Program 5: Quick Sort with Negative and Floating Point Numbers
Quick Sort in R naturally supports negative and decimal values. This program demonstrates that clearly using mixed data.
# Quick Sort with negative and floating point numbers
quick_sort <- function(numbers) {
if (length(numbers) <= 1) {
return(numbers)
}
pivot <- numbers[1]
left <- numbers[numbers < pivot]
middle <- numbers[numbers == pivot]
right <- numbers[numbers > pivot]
c(quick_sort(left), middle, quick_sort(right))
}
numbers <- c(3.5, -2.4, 7.1, 0.0, -1.9)
print(quick_sort(numbers))This program behaves the same way as earlier versions but works with negative and floating point values. It shows beginners that Quick Sort is suitable for real-world data such as temperatures, measurements, or financial values collected in cities like Lusaka or Nairobi.
Frequently Asked Questions (FAQ)
This section answers common beginner questions about Quick Sort in R in a simple and friendly way.
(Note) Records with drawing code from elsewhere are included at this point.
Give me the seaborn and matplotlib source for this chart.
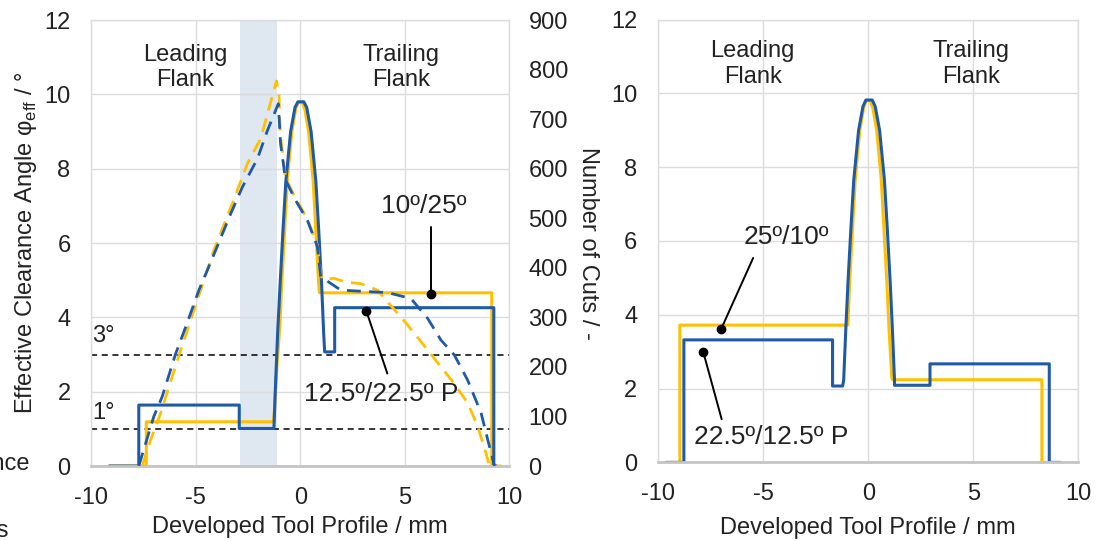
import numpy as np
import pandas as pd
import seaborn as sns
import matplotlib.pyplot as plt

YELLOW = '#FFC000'
BLUE = '#1F5AA8'

# left panel: effective clearance angle (solid lines, left axis, degrees)
l_yel_x = [-9.14, -7.37, -7.37, -1.27, -1.1, -0.98, -0.88, -0.75, -0.62, -0.52, -0.4, -0.22, -0.1, 0.1,
           0.22, 0.4, 0.52, 0.62, 0.75, 0.88, 0.92, 0.92, 9.17, 9.17, 9.6]
l_yel_y = [0, 0, 1.19, 1.19, 2.8, 3.72, 4.94, 6.3, 7.65, 8.3, 9.0, 9.6, 9.78, 9.78,
           9.6, 9.0, 8.3, 7.65, 6.3, 4.94, 4.66, 4.66, 4.66, 0, 0]
l_blu_x = [-9.14, -7.73, -7.73, -2.92, -2.92, -1.26, -1.18, -1.08, -0.96, -0.83, -0.69, -0.58, -0.46, -0.25,
           -0.11, 0.17, 0.31, 0.52, 0.64, 0.75, 0.89, 1.02, 1.12, 1.17, 1.65, 1.65, 9.27, 9.27, 9.4]
l_blu_y = [0, 0, 1.64, 1.64, 1.01, 1.01, 2.23, 3.6, 4.94, 6.3, 7.65, 8.3, 9.0, 9.65,
           9.8, 9.8, 9.65, 9.0, 8.3, 7.65, 6.3, 4.94, 3.6, 3.07, 3.07, 4.26, 4.26, 0, 0]

# left panel: number of cuts (dashed lines, right axis)
cut_yel_x = [-7.57, -7.17, -6.69, -5.81, -4.13, -3.25, -2.53, -1.89, -1.14, -1.02, -0.95, -0.7, -0.22, 0.34,
             0.82, 1.0, 1.14, 1.6, 2.2, 2.9, 3.7, 4.18, 4.82, 5.46, 6.1, 6.74, 7.38, 8.02, 8.5, 8.9, 9.06]
cut_yel = [0, 52, 106, 223, 436, 530, 610, 661, 777, 751, 668, 581, 540, 499,
           446, 383, 375, 379, 371, 368, 355, 331, 301, 268, 234, 200, 166, 127, 80, 25, 0]
cut_blu_x = [-7.73, -7.01, -6.61, -5.97, -5.49, -4.85, -4.21, -3.33, -2.77, -2.05, -1.57, -1.05, -0.94, -0.7,
             -0.22, 0.34, 0.82, 0.98, 1.94, 3.22, 4.18, 5.3, 6.1, 6.74, 7.38, 8.02, 8.66, 8.98, 9.3]
cut_blu = [0, 100, 140, 226, 280, 355, 419, 509, 563, 620, 677, 731, 650, 577,
           536, 496, 443, 382, 355, 352, 350, 338, 298, 254, 224, 173, 107, 53, 0]

# right panel: effective clearance angle
r_yel_x = [-9.63, -8.97, -8.97, -0.97, -0.88, -0.75, -0.62, -0.52, -0.4, -0.22, -0.1, 0.1, 0.22, 0.4,
           0.52, 0.62, 0.75, 0.88, 0.99, 1.12, 1.16, 8.27, 8.27, 8.56]
r_yel_y = [0, 0, 3.72, 3.72, 4.94, 6.3, 7.65, 8.3, 9.0, 9.6, 9.8, 9.8, 9.6, 9.0,
           8.3, 7.65, 6.3, 4.94, 3.6, 2.3, 2.24, 2.24, 0, 0]
r_blu_x = [-9.63, -8.78, -8.78, -1.7, -1.7, -1.22, -1.17, -1.07, -0.96, -0.83, -0.69, -0.58, -0.46, -0.25,
           -0.11, 0.19, 0.33, 0.54, 0.66, 0.77, 0.91, 1.04, 1.15, 1.25, 1.25, 2.94, 2.94, 8.62, 8.62, 9.15]
r_blu_y = [0, 0, 3.32, 3.32, 2.07, 2.07, 2.23, 3.6, 4.94, 6.3, 7.65, 8.3, 9.0, 9.65,
           9.82, 9.82, 9.65, 9.0, 8.3, 7.65, 6.3, 4.94, 3.6, 2.23, 2.09, 2.09, 2.67, 2.67, 0, 0]

x_ticks = [-10, -5, 0, 5, 10]
y_ticks = [0, 2, 4, 6, 8, 10, 12]
cut_ticks = list(range(0, 1000, 100))

sns.set_theme(style='whitegrid')
plt.rcParams['font.family'] = ['Liberation Sans', 'DejaVu Sans']
plt.rcParams['font.size'] = 17
plt.rcParams['axes.unicode_minus'] = False

TXT = '#222222'
FS = 17
FS_ANN = 19

fig = plt.figure(figsize=(11.05, 5.41), dpi=100)
ax1 = fig.add_axes([0.0827, 0.1386, 0.378, 0.8244])
ax3 = fig.add_axes([0.5957, 0.1453, 0.3801, 0.8185])


def style_axes(ax, labelpad):
    ax.set_xlim(-10, 10)
    ax.set_ylim(0, 12)
    ax.set_xticks(x_ticks)
    ax.set_yticks(y_ticks)
    ax.grid(True, color='#dcdcdc', lw=1)
    for s in ['left', 'right', 'top']:
        ax.spines[s].set_color('#dcdcdc')
        ax.spines[s].set_linewidth(1)
    ax.spines['bottom'].set_color('#c4c4c4')
    ax.spines['bottom'].set_linewidth(2)
    ax.tick_params(axis='both', labelsize=FS, pad=15, length=0, colors=TXT)
    ax.set_xlabel('Developed Tool Profile / mm', fontsize=FS, labelpad=labelpad, color=TXT)


# ---- left panel ----
style_axes(ax1, 5.5)
ax1.axvspan(-2.87, -1.11, color='#dfe7f1', zorder=0.5, lw=0)
ax1.axhline(3, color='black', ls=(0, (4, 3)), lw=1.1)
ax1.axhline(1, color='black', ls=(0, (4, 3)), lw=1.1)
ax1.text(-9.95, 3.2, '3°', fontsize=FS, ha='left', va='bottom', color=TXT)
ax1.text(-9.95, 1.12, '1°', fontsize=FS, ha='left', va='bottom', color=TXT)

sns.lineplot(x=l_yel_x, y=l_yel_y, ax=ax1, color=YELLOW, lw=2.2, sort=False, estimator=None)
sns.lineplot(x=l_blu_x, y=l_blu_y, ax=ax1, color=BLUE, lw=2.2, sort=False, estimator=None)

ax1.text(-5.52, 10.73, 'Leading\nFlank', ha='center', va='center', fontsize=FS, linespacing=1.2, color=TXT)
ax1.text(4.82, 10.73, 'Trailing\nFlank', ha='center', va='center', fontsize=FS, linespacing=1.2, color=TXT)

# annotations
ax1.plot([6.27, 6.27], [6.42, 4.62], color='black', lw=1.4)
ax1.plot(6.27, 4.62, 'o', color='black', ms=6)
ax1.text(5.9, 7.0, '10º/25º', ha='center', va='center', fontsize=FS_ANN, color=TXT)
ax1.plot([4.17, 3.16], [2.49, 4.18], color='black', lw=1.4)
ax1.plot(3.16, 4.18, 'o', color='black', ms=6)
ax1.text(3.9, 1.95, '12.5º/22.5º P', ha='center', va='center', fontsize=FS_ANN, color=TXT)

ax1.set_ylabel('Effective Clearance Angle φ$_\\mathregular{eff}$ / °', fontsize=FS, labelpad=4, color=TXT)

ax2 = ax1.twinx()
sns.lineplot(x=cut_yel_x, y=cut_yel, ax=ax2, color=YELLOW, lw=2.0, sort=False, estimator=None,
             linestyle=(0, (5, 3)))
sns.lineplot(x=cut_blu_x, y=cut_blu, ax=ax2, color=BLUE, lw=2.0, sort=False, estimator=None,
             linestyle=(0, (5, 3)))
ax2.set_ylim(0, 900)
ax2.set_yticks(cut_ticks)
ax2.grid(False)
for s in ax2.spines.values():
    s.set_visible(False)
ax2.tick_params(axis='y', labelsize=FS, pad=14, length=0, colors=TXT)
ax2.set_ylabel('Number of Cuts / -', fontsize=FS, rotation=270, labelpad=22, color=TXT)

# ---- right panel ----
style_axes(ax3, 8.5)
sns.lineplot(x=r_yel_x, y=r_yel_y, ax=ax3, color=YELLOW, lw=2.2, sort=False, estimator=None)
sns.lineplot(x=r_blu_x, y=r_blu_y, ax=ax3, color=BLUE, lw=2.2, sort=False, estimator=None)
ax3.text(-5.5, 10.8, 'Leading\nFlank', ha='center', va='center', fontsize=FS, linespacing=1.2, color=TXT)
ax3.text(4.88, 10.8, 'Trailing\nFlank', ha='center', va='center', fontsize=FS, linespacing=1.2, color=TXT)

ax3.plot([-5.48, -7.0], [5.54, 3.62], color='black', lw=1.4)
ax3.plot(-7.0, 3.62, 'o', color='black', ms=6)
ax3.text(-3.92, 6.1, '25º/10º', ha='center', va='center', fontsize=FS_ANN, color=TXT)
ax3.plot([-6.98, -7.86], [1.17, 3.0], color='black', lw=1.4)
ax3.plot(-7.86, 3.0, 'o', color='black', ms=6)
ax3.text(-4.64, 0.68, '22.5º/12.5º P', ha='center', va='center', fontsize=FS_ANN, color=TXT)

# labels cut off at the left border of the original figure
fig.text(30 / 1105, 1 - 464 / 541, 'Tolerance', ha='right', va='center', fontsize=FS, color=TXT)
fig.text(9.5 / 1105, 1 - 531 / 541, 'Cuts', ha='right', va='center', fontsize=FS, color=TXT)

fig.savefig('out.png', dpi=100)
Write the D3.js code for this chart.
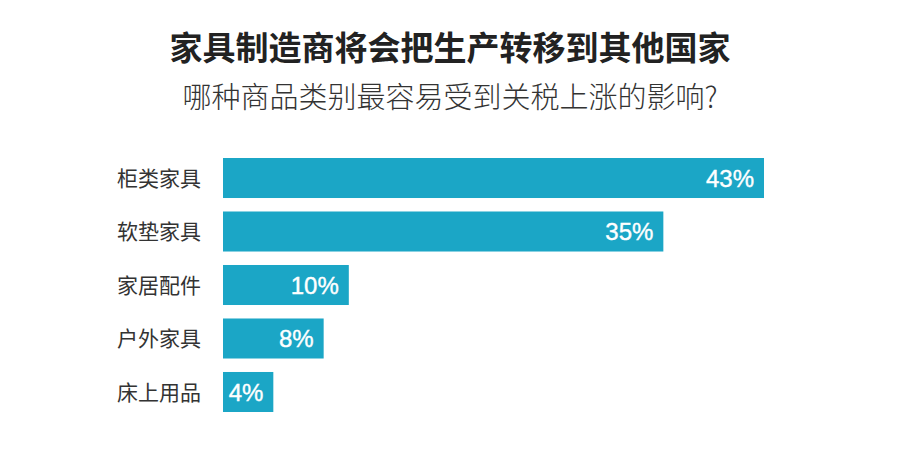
<!DOCTYPE html>
<html><head><meta charset="utf-8">
<script src="https://cdn.jsdelivr.net/npm/d3@7"></script>
<style>body{margin:0;background:#fff;}</style>
</head><body>
<svg id="c" width="900" height="450"></svg>
<script>
const title = "家具制造商将会把生产转移到其他国家";
const subtitle = "哪种商品类别最容易受到关税上涨的影响?";
const categories = ["柜类家具","软垫家具","家居配件","户外家具","床上用品"];
const values = [43,35,10,8,4];

const svg = d3.select("#c");
const font = "'Noto Sans CJK SC','Liberation Sans',sans-serif";
svg.append("rect").attr("width",900).attr("height",450).attr("fill","#fff");

svg.append("text").attr("x",450).attr("y",60).attr("text-anchor","middle")
  .attr("font-family",font).attr("font-size",33).attr("font-weight",700).attr("fill","#222").text(title);
svg.append("text").attr("x",450).attr("y",108).attr("text-anchor","middle")
  .attr("font-family",font).attr("font-size",29).attr("font-weight",300).attr("fill","#333").text(subtitle);

const x = d3.scaleLinear().domain([0,43]).range([223,764]);
const y = d3.scaleBand().domain(categories).range([158,412]).paddingInner(0.252).paddingOuter(0);

const g = svg.append("g");
categories.forEach((c,i)=>{
  const v = values[i];
  g.append("rect").attr("x",x(0)).attr("y",y(c)).attr("width",x(v)-x(0)).attr("height",y.bandwidth())
    .attr("fill","#1ba6c6");
  g.append("text").attr("x",x(v)-10).attr("y",y(c)+y.bandwidth()/2).attr("dy","0.36em")
    .attr("text-anchor","end").attr("font-family","'Liberation Sans',Arial,sans-serif")
    .attr("font-size",24).attr("fill","#fff").attr("stroke","#fff").attr("stroke-width",0.4).text(v+"%");
  g.append("text").attr("x",117).attr("y",y(c)+y.bandwidth()/2).attr("dy","0.36em")
    .attr("font-family",font).attr("font-size",21).attr("fill","#333").text(c);
});
</script>
</body></html>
Q1: Why is Quick Sort so fast?
Quick Sort reduces the problem size quickly by dividing the data around a pivot. This makes it much faster than simple algorithms for large datasets.
Q2: Is Quick Sort better than Merge Sort?
Quick Sort is usually faster in practice, but Merge Sort is more stable. Both are important and useful in different situations.
Q3: Does Quick Sort always use recursion?
Quick Sort is usually written using recursion, but iterative versions also exist. Recursion makes the idea easier to understand.
Q4: Can Quick Sort sort characters or strings in R?
Yes, Quick Sort can sort strings as long as R can compare them. Strings are sorted alphabetically by default.
Q5: Where is Quick Sort used in real life?
Quick Sort is used in system libraries, data processing tools, and many applications that need fast sorting.
Conclusion
Quick Sort is a powerful and widely used sorting algorithm that every R beginner should learn. By exploring different implementations, from simple recursive versions to index-based approaches, you can understand how flexible and efficient this algorithm is. It works well with large datasets and handles negative and floating point numbers with ease.
If you are learning R, take time to practice these Quick Sort programs and change the input values. Like learning a trusted method passed down over time, mastering Quick Sort will build your confidence and prepare you for more advanced algorithms. Keep practicing, stay curious, and enjoy your journey in R programming.